For RT analysis, we usually only include those correct trials. Thus, first we need to filter out those errors (We did error analysis above already), and then average mean RTs for each condition, each subject. Below is an example output.
# Please start from `raw` data, average correct mean RTs,
# and store to `msubrts'
msubrts = raw %>% filter(acc == TRUE) %>%
group_by(sub,block, setSize, target) %>%
summarise(mrt = mean(rt))
head(msubrts)
To validate original study (Horowitz & Wolfe, 1998), we visualize the mean RTs as a function of set size (line plot).

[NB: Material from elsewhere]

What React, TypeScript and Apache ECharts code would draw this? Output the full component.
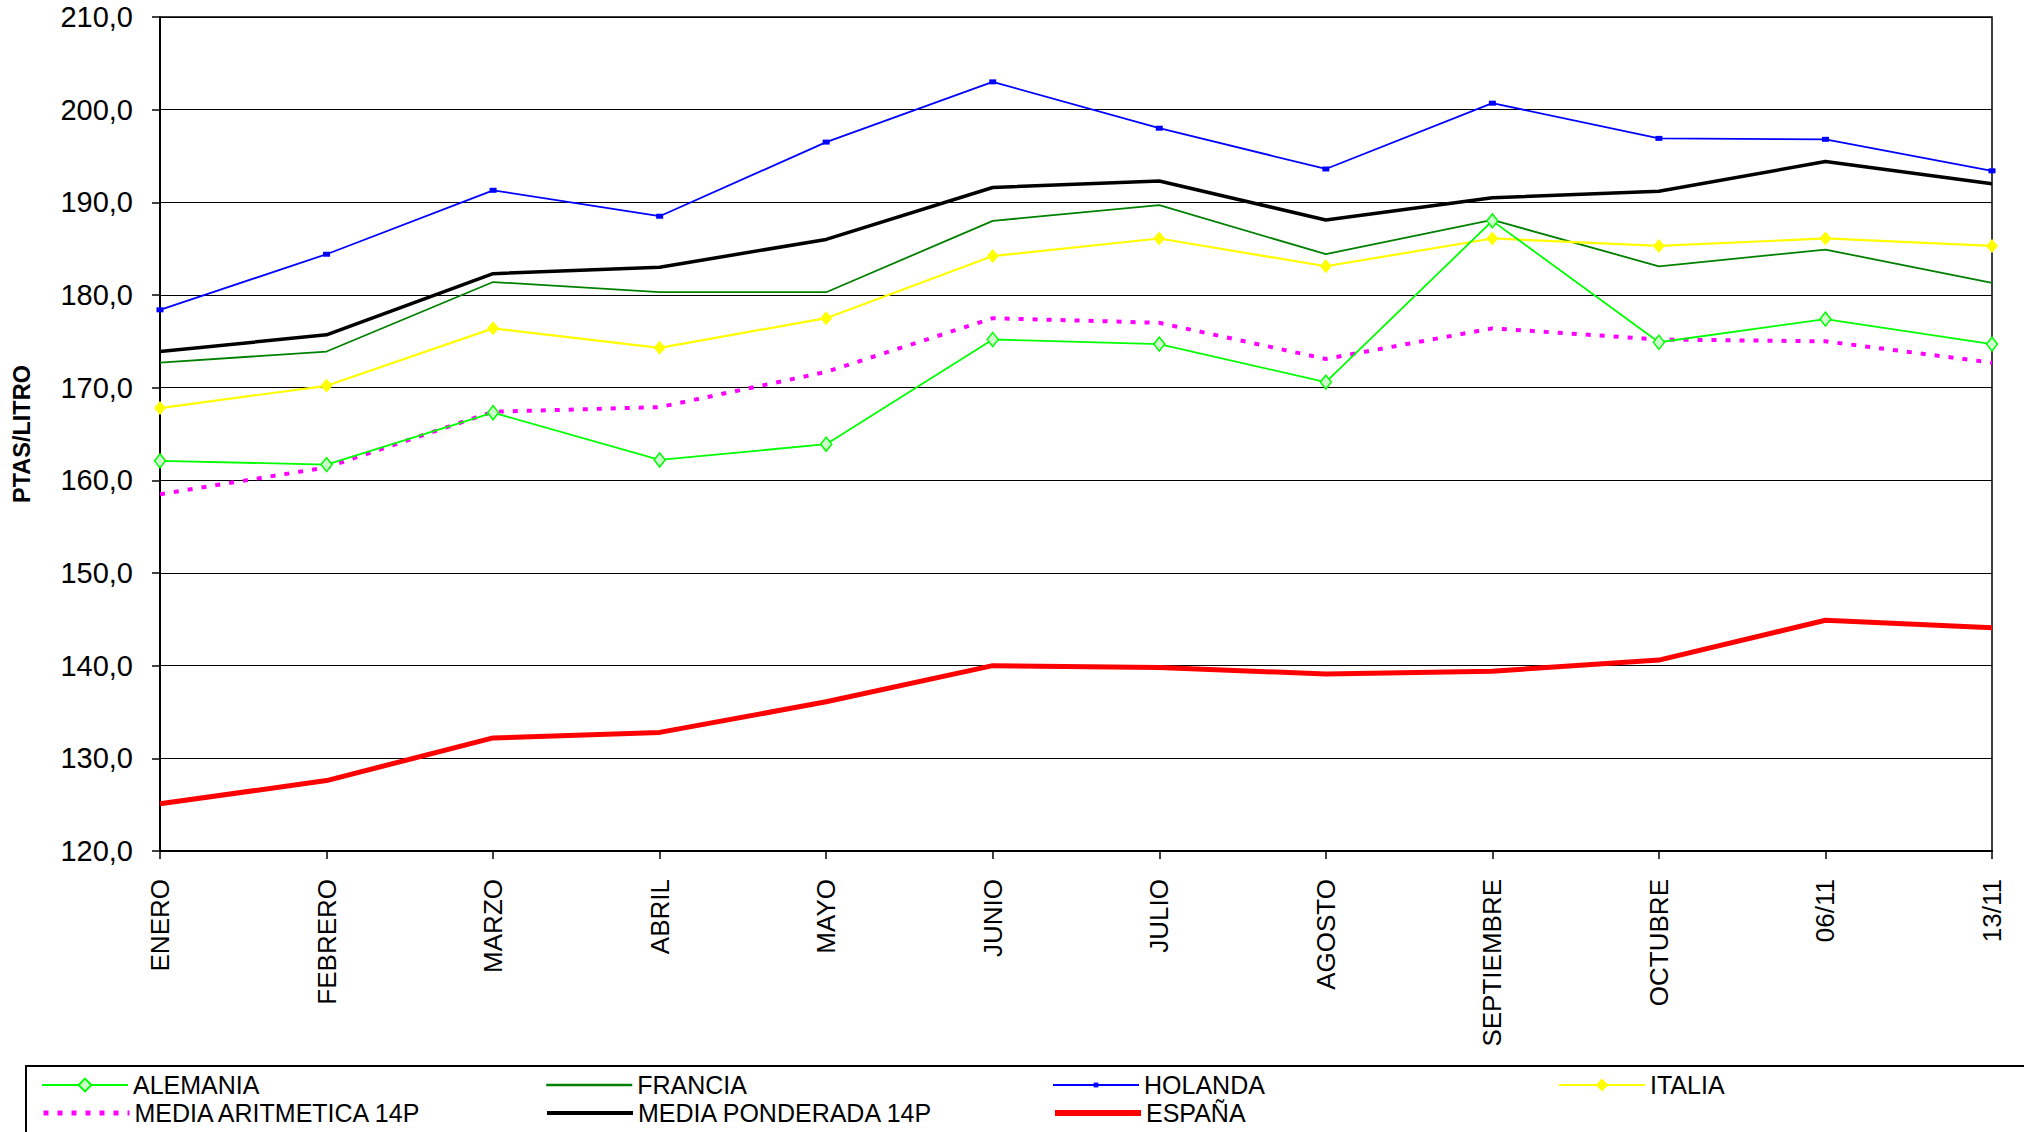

# please complete the following codes
msubrts %>%
group_by(block, setSize, target) %>% # please fill the code here (not run)
summarise(mmrt = mean(mrt)) %>%
ggplot(aes(x = setSize, y = mmrt,
color = block, shape = target )) +
geom_point(size=3) + geom_line() + facet_wrap(~block)
As we can see that for the ‘target-present’ condition, the slopes for the static and visual displays are similar. But for the target-absent condition, the slope for the static display is clearly steeper than that for the dynamic display.
We use linear regression to estimate the search slopes.
# select one participant and one condition
# Task: please change the following subject name to yours.
sub1 = msubrts %>% filter(sub == 1 & target == 'present')
# estimate a linear model
lm(mrt ~ setSize, data = sub1)
##
## Call:
## lm(formula = mrt ~ setSize, data = sub1)
##
## Coefficients:
## (Intercept) setSize
## 0.57807 0.02993
Question: What is the slope of the above linear regression?
We have to estimate multiple linear models, so we’d better build a function for this. The linear regression in R is lm(). If you are not familiar with the linear regression, please search in ‘help’.
linear_model <- function(df){
lm(mrt ~ setSize, data = df)
}
Now we want to do linear regression for each condition in each individual participants. In a standard program, you need to use loop functions. In tidyverse, you can use groupby() function plus the map() function. The following is an example code how you can get the slopes easily within one pipe line.
msubrts %>% group_by(sub, block, target) %>%
nest() %>%
mutate(model = map(data, linear_model)) %>%
mutate(glance = map(model, broom::tidy)) %>%
unnest(glance, .drop = TRUE) -> linear_est
head(linear_est)
Once we get the linear estimation, we now can do visualization, statistical analysis etc. Let’s first visualize the mean slopes.
linear_est %>% group_by(block) %>%
filter(term == 'setSize') %>%
summarise(slope = mean(estimate), n = n(), se = sd(estimate)/sqrt(n-1)) %>%
ggplot(aes(block, slope, fill = block, color = block)) +
geom_bar(stat = 'identity') +
geom_errorbar(aes(ymin = slope - se, ymax = slope + se), width = 0.5)
One easy way to do repeated-measures ANOVA is to use ez package. In the ez package, you can use the function ezANOVA(). Here is an example how you can do this for the slope comparison:
linear_est %>% filter(term == 'setSize') %>%
ezANOVA(data = .,
dv = estimate,
within = .(target, block),
wid =sub)
## $ANOVA
## Effect DFn DFd F p p<.05 ges
## 2 target 1 9 0.1539633 0.703906815 0.005363524
## 3 block 1 9 14.1458892 0.004477398 * 0.127172076
## 4 target:block 1 9 9.7402785 0.012299938 * 0.156355355